Starting at the first line of the entries below, restate each line exactly until you reach the line with "colors = ['#00B0F0', '#FFC000', '#92D050']", and print that one too. Leave the pictures out and stop there.

BEGIN Dataset records

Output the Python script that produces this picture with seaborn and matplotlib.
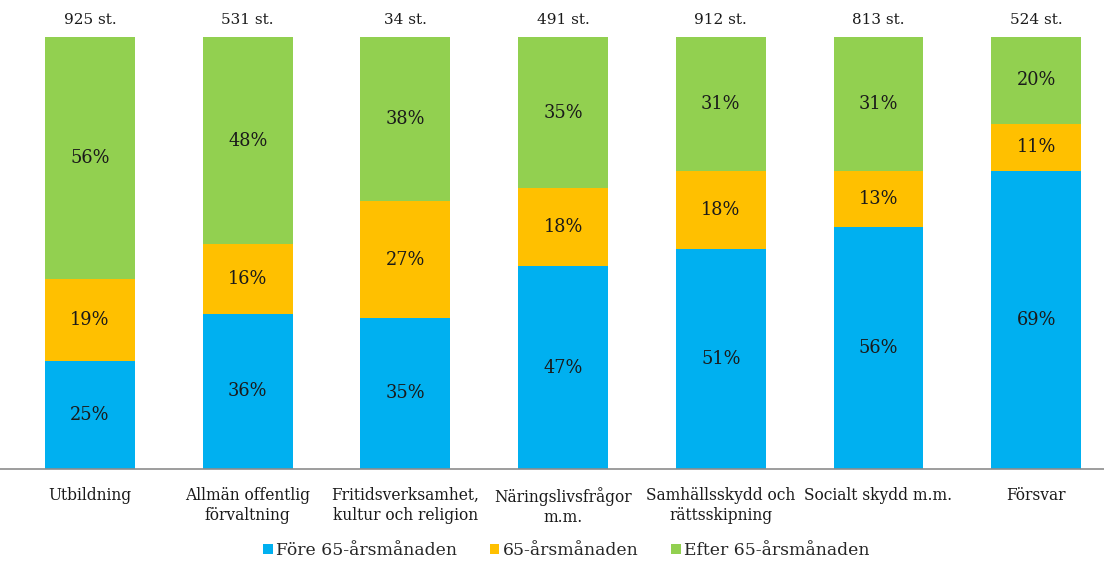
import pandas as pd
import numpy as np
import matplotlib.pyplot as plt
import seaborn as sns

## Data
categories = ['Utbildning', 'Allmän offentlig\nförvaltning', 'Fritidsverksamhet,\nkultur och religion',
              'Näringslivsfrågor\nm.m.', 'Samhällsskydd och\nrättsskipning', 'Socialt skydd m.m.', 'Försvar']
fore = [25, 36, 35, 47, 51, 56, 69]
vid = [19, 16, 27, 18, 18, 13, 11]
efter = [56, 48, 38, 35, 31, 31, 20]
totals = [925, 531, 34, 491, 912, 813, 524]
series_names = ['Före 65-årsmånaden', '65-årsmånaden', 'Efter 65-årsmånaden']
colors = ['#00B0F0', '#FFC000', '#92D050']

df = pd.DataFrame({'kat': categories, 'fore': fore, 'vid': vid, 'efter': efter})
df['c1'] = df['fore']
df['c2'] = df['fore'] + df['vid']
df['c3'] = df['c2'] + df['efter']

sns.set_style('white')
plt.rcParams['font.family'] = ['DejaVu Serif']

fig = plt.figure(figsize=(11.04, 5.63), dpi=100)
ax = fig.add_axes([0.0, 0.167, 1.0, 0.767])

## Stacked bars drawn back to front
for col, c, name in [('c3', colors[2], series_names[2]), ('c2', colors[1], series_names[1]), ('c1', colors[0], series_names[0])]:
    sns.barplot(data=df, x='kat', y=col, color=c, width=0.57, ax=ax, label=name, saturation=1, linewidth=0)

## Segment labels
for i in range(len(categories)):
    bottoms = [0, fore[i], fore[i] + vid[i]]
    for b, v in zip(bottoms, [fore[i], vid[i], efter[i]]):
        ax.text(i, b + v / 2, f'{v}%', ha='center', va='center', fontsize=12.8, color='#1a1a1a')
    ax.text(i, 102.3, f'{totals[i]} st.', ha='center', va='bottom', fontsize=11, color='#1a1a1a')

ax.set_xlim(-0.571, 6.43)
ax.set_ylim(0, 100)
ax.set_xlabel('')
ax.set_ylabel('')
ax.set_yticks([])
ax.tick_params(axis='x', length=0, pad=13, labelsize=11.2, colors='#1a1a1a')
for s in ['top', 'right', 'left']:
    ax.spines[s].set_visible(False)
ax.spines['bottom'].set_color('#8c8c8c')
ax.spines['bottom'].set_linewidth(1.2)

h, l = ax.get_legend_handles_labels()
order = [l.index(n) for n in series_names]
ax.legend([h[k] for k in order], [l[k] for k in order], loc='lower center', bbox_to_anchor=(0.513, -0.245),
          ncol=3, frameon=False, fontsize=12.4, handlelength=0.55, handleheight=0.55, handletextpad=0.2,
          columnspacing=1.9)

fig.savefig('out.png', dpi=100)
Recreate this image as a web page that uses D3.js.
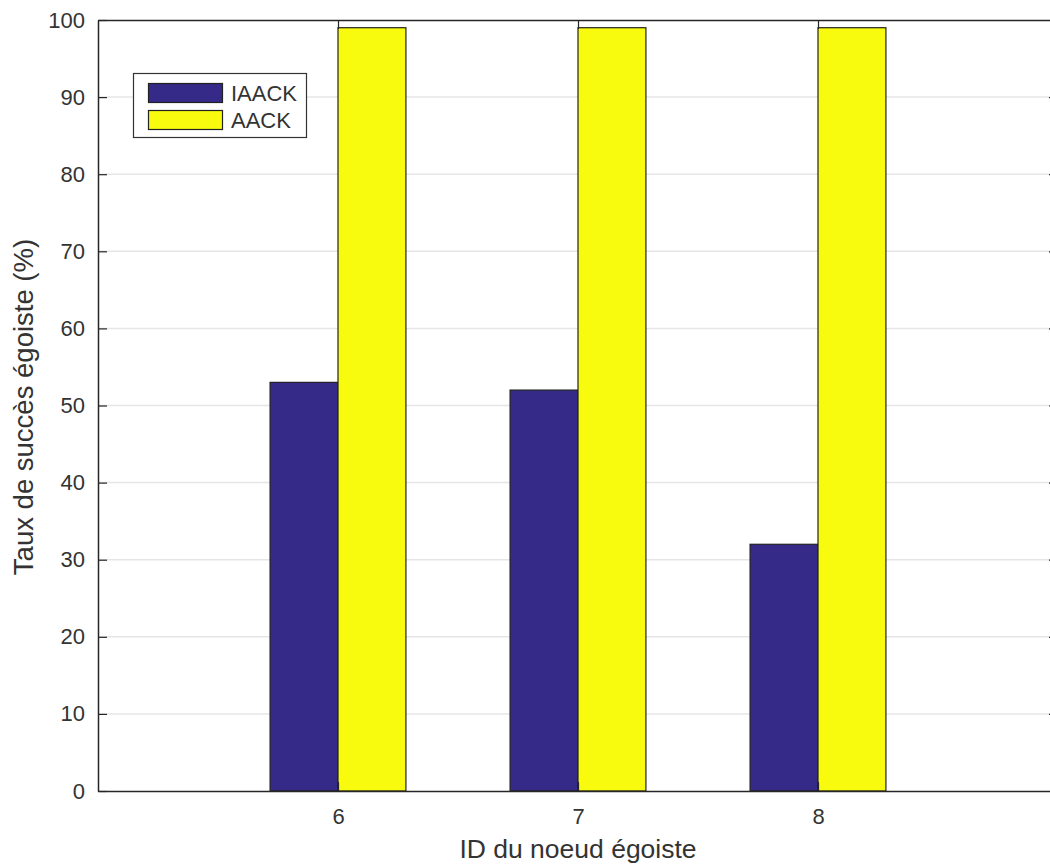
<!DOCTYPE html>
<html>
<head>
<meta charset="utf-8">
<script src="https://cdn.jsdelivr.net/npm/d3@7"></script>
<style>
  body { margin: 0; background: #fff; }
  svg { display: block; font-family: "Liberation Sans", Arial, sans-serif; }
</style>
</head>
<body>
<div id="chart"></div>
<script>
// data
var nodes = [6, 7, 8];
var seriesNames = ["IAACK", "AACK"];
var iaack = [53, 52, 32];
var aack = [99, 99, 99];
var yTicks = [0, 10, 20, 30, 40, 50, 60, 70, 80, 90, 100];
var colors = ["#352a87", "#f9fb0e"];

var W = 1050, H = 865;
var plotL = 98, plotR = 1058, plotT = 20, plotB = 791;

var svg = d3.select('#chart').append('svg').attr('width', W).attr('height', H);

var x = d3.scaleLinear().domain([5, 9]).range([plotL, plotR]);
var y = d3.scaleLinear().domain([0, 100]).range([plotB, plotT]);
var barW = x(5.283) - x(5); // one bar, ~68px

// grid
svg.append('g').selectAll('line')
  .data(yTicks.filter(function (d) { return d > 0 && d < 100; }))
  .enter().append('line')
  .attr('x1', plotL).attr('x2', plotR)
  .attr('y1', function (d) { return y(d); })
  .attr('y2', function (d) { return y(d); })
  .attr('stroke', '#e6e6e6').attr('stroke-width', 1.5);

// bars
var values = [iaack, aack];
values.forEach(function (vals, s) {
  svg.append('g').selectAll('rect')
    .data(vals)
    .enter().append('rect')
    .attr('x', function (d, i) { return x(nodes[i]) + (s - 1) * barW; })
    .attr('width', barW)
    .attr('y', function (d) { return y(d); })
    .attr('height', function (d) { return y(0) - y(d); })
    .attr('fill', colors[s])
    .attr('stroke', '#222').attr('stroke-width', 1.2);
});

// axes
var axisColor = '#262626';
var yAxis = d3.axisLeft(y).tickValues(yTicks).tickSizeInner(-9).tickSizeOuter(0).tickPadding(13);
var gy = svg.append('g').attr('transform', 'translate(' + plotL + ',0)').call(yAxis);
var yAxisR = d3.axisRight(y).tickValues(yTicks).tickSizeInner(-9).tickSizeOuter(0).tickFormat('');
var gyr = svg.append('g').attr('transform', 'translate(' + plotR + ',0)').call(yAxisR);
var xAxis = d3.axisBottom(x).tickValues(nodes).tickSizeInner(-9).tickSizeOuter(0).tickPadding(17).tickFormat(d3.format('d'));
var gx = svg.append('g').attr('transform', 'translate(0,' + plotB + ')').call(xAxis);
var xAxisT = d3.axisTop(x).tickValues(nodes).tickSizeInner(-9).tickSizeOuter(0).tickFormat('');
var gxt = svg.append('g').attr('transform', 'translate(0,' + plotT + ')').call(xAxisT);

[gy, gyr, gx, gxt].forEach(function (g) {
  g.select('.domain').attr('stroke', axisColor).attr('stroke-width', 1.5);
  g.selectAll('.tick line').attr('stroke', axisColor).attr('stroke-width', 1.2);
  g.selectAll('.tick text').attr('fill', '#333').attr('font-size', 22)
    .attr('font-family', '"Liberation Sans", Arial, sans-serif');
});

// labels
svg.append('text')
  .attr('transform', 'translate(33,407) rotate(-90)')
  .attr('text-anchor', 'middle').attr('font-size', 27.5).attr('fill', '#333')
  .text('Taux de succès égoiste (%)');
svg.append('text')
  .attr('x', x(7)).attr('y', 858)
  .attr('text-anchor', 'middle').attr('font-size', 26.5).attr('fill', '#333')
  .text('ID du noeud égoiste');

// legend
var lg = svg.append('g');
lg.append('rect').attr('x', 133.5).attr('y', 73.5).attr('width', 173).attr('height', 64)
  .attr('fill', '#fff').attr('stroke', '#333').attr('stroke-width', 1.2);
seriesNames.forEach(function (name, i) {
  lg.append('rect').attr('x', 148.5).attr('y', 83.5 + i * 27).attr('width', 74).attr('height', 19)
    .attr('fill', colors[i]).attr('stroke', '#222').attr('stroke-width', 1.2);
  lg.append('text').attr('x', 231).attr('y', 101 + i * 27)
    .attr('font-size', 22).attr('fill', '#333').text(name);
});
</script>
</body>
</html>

END Dataset records

**The completed task**
Output the Python script that produces this picture with seaborn and matplotlib.
import pandas as pd
import numpy as np
import matplotlib.pyplot as plt
import seaborn as sns

## Data
categories = ['Utbildning', 'Allmän offentlig\nförvaltning', 'Fritidsverksamhet,\nkultur och religion',
              'Näringslivsfrågor\nm.m.', 'Samhällsskydd och\nrättsskipning', 'Socialt skydd m.m.', 'Försvar']
fore = [25, 36, 35, 47, 51, 56, 69]
vid = [19, 16, 27, 18, 18, 13, 11]
efter = [56, 48, 38, 35, 31, 31, 20]
totals = [925, 531, 34, 491, 912, 813, 524]
series_names = ['Före 65-årsmånaden', '65-årsmånaden', 'Efter 65-årsmånaden']
colors = ['#00B0F0', '#FFC000', '#92D050']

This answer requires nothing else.